What you will do | Set the listing down unchanged, minus every embedded image.

▬▬▬▬▬▬▬▬▬▬

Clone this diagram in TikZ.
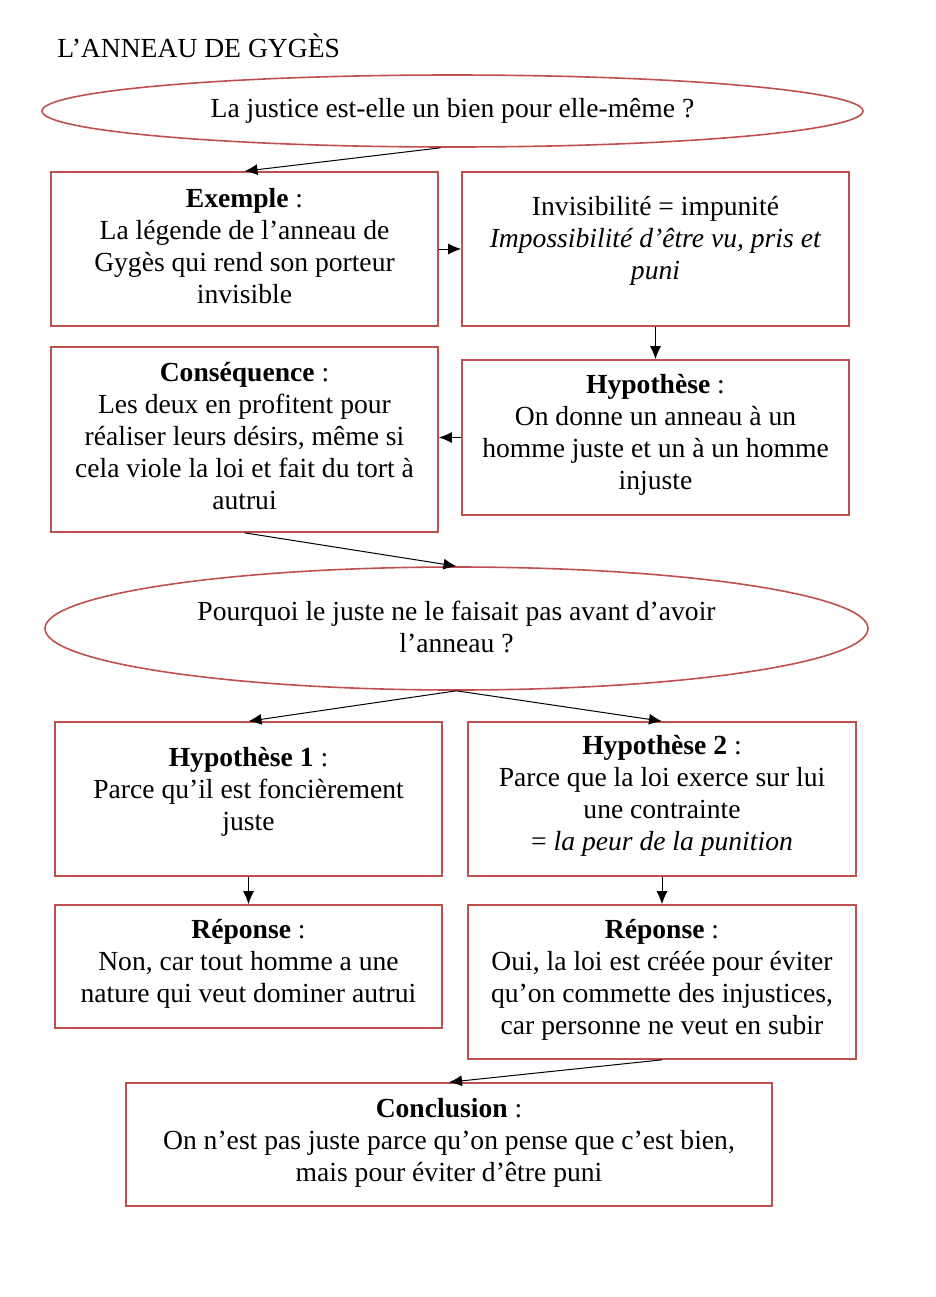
\documentclass[tikz,border=0pt]{standalone}
\usepackage{fontspec}
\setmainfont{Liberation Serif}
\usetikzlibrary{arrows.meta,shapes.geometric}
\definecolor{boxred}{HTML}{C0504D}
\begin{document}
\begin{tikzpicture}[x=0.5pt,y=-0.5pt,
  font=\fontsize{13.8}{16}\selectfont,
  boxst/.style={draw=boxred,line width=0.8pt,rectangle,inner sep=0pt},
  ellst/.style={draw=boxred,line width=0.8pt,ellipse,inner sep=0pt},
  txt/.style={align=center,inner sep=0pt},
  conn/.style={draw=black,line width=0.5pt,-{Latex[length=6.5pt,width=5.5pt]}}]
\useasboundingbox (0,0) rectangle (936,1297);
% title
\node[anchor=base west,inner sep=0pt] (title) at (57,57) {L’ANNEAU DE GYGÈS};
% ellipse 1
\node[ellst,minimum width=410.5pt,minimum height=36pt] (e1) at (452.5,111) {};
\node[txt] at (e1) {La justice est-elle un bien pour elle-même ?};
% boxes row 1
\node[boxst,minimum width=193.5pt,minimum height=77pt] (a) at (244.5,249) {};
\node[txt] at (244.5,246) {\textbf{Exemple} :\\La légende de l’anneau de\\Gygès qui rend son porteur\\invisible};
\node[boxst,minimum width=193.5pt,minimum height=77pt] (b) at (655.5,249) {};
\node[txt] at (655.5,241) {Invisibilité = impunité\\\textit{Impossibilité d’être vu, pris et}\\\textit{puni}};
% row 2
\node[boxst,minimum width=193.5pt,minimum height=92.5pt] (c) at (244.5,439.5) {};
\node[txt] at (244.5,436) {\textbf{Conséquence} :\\Les deux en profitent pour\\réaliser leurs désirs, même si\\cela viole la loi et fait du tort à\\autrui};
\node[boxst,minimum width=193.5pt,minimum height=77.5pt] (d) at (655.5,437.5) {};
\node[txt] at (655.5,434.5) {\textbf{Hypothèse} :\\On donne un anneau à un\\homme juste et un à un homme\\injuste};
% ellipse 2
\node[ellst,minimum width=411.5pt,minimum height=61.5pt] (e2) at (456.5,628.5) {};
\node[txt] at (456.5,627) {Pourquoi le juste ne le faisait pas avant d’avoir\\l’anneau ?};
% row 3
\node[boxst,minimum width=193.5pt,minimum height=77pt] (e) at (248.5,799) {};
\node[txt] at (248.5,791.5) {\textbf{Hypothèse 1} :\\Parce qu’il est foncièrement\\juste};
\node[boxst,minimum width=194pt,minimum height=77pt] (f) at (662,799) {};
\node[txt] at (662,796) {\textbf{Hypothèse 2} :\\Parce que la loi exerce sur lui\\une contrainte\\= \textit{la peur de la punition}};
% row 4
\node[boxst,minimum width=193.5pt,minimum height=61.5pt] (g) at (248.5,966.5) {};
\node[txt] at (248.5,964) {\textbf{Réponse} :\\Non, car tout homme a une\\nature qui veut dominer autrui};
\node[boxst,minimum width=194pt,minimum height=77pt] (h) at (662,982) {};
\node[txt] at (662,980) {\textbf{Réponse} :\\Oui, la loi est créée pour éviter\\qu’on commette des injustices,\\car personne ne veut en subir};
% conclusion
\node[boxst,minimum width=323pt,minimum height=61.5pt] (i) at (449,1144.5) {};
\node[txt] at (449,1142.5) {\textbf{Conclusion} :\\On n’est pas juste parce qu’on pense que c’est bien,\\mais pour éviter d’être puni};
% connectors
\draw[conn] ([xshift=-6pt]e1.south) -- (a.north);
\draw[conn] (a.east) -- (b.west);
\draw[conn] (b.south) -- (d.north);
\draw[conn] (d.west) -- (d.west -| c.east);
\draw[conn] (c.south) -- (e2.north);
\draw[conn] (e2.south) -- (e.north);
\draw[conn] (e2.south) -- (f.north);
\draw[conn] (e.south) -- (g.north);
\draw[conn] (f.south) -- (h.north);
\draw[conn] (h.south) -- (i.north);
\end{tikzpicture}
\end{document}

▬▬▬▬▬▬▬▬▬▬

Exercise response |
Clone this diagram in TikZ.
\documentclass[tikz,border=0pt]{standalone}
\usepackage{fontspec}
\setmainfont{Liberation Serif}
\usetikzlibrary{arrows.meta,shapes.geometric}
\definecolor{boxred}{HTML}{C0504D}
\begin{document}
\begin{tikzpicture}[x=0.5pt,y=-0.5pt,
  font=\fontsize{13.8}{16}\selectfont,
  boxst/.style={draw=boxred,line width=0.8pt,rectangle,inner sep=0pt},
  ellst/.style={draw=boxred,line width=0.8pt,ellipse,inner sep=0pt},
  txt/.style={align=center,inner sep=0pt},
  conn/.style={draw=black,line width=0.5pt,-{Latex[length=6.5pt,width=5.5pt]}}]
\useasboundingbox (0,0) rectangle (936,1297);
% title
\node[anchor=base west,inner sep=0pt] (title) at (57,57) {L’ANNEAU DE GYGÈS};
% ellipse 1
\node[ellst,minimum width=410.5pt,minimum height=36pt] (e1) at (452.5,111) {};
\node[txt] at (e1) {La justice est-elle un bien pour elle-même ?};
% boxes row 1
\node[boxst,minimum width=193.5pt,minimum height=77pt] (a) at (244.5,249) {};
\node[txt] at (244.5,246) {\textbf{Exemple} :\\La légende de l’anneau de\\Gygès qui rend son porteur\\invisible};
\node[boxst,minimum width=193.5pt,minimum height=77pt] (b) at (655.5,249) {};
\node[txt] at (655.5,241) {Invisibilité = impunité\\\textit{Impossibilité d’être vu, pris et}\\\textit{puni}};
% row 2
\node[boxst,minimum width=193.5pt,minimum height=92.5pt] (c) at (244.5,439.5) {};
\node[txt] at (244.5,436) {\textbf{Conséquence} :\\Les deux en profitent pour\\réaliser leurs désirs, même si\\cela viole la loi et fait du tort à\\autrui};
\node[boxst,minimum width=193.5pt,minimum height=77.5pt] (d) at (655.5,437.5) {};
\node[txt] at (655.5,434.5) {\textbf{Hypothèse} :\\On donne un anneau à un\\homme juste et un à un homme\\injuste};
% ellipse 2
\node[ellst,minimum width=411.5pt,minimum height=61.5pt] (e2) at (456.5,628.5) {};
\node[txt] at (456.5,627) {Pourquoi le juste ne le faisait pas avant d’avoir\\l’anneau ?};
% row 3
\node[boxst,minimum width=193.5pt,minimum height=77pt] (e) at (248.5,799) {};
\node[txt] at (248.5,791.5) {\textbf{Hypothèse 1} :\\Parce qu’il est foncièrement\\juste};
\node[boxst,minimum width=194pt,minimum height=77pt] (f) at (662,799) {};
\node[txt] at (662,796) {\textbf{Hypothèse 2} :\\Parce que la loi exerce sur lui\\une contrainte\\= \textit{la peur de la punition}};
% row 4
\node[boxst,minimum width=193.5pt,minimum height=61.5pt] (g) at (248.5,966.5) {};
\node[txt] at (248.5,964) {\textbf{Réponse} :\\Non, car tout homme a une\\nature qui veut dominer autrui};
\node[boxst,minimum width=194pt,minimum height=77pt] (h) at (662,982) {};
\node[txt] at (662,980) {\textbf{Réponse} :\\Oui, la loi est créée pour éviter\\qu’on commette des injustices,\\car personne ne veut en subir};
% conclusion
\node[boxst,minimum width=323pt,minimum height=61.5pt] (i) at (449,1144.5) {};
\node[txt] at (449,1142.5) {\textbf{Conclusion} :\\On n’est pas juste parce qu’on pense que c’est bien,\\mais pour éviter d’être puni};
% connectors
\draw[conn] ([xshift=-6pt]e1.south) -- (a.north);
\draw[conn] (a.east) -- (b.west);
\draw[conn] (b.south) -- (d.north);
\draw[conn] (d.west) -- (d.west -| c.east);
\draw[conn] (c.south) -- (e2.north);
\draw[conn] (e2.south) -- (e.north);
\draw[conn] (e2.south) -- (f.north);
\draw[conn] (e.south) -- (g.north);
\draw[conn] (f.south) -- (h.north);
\draw[conn] (h.south) -- (i.north);
\end{tikzpicture}
\end{document}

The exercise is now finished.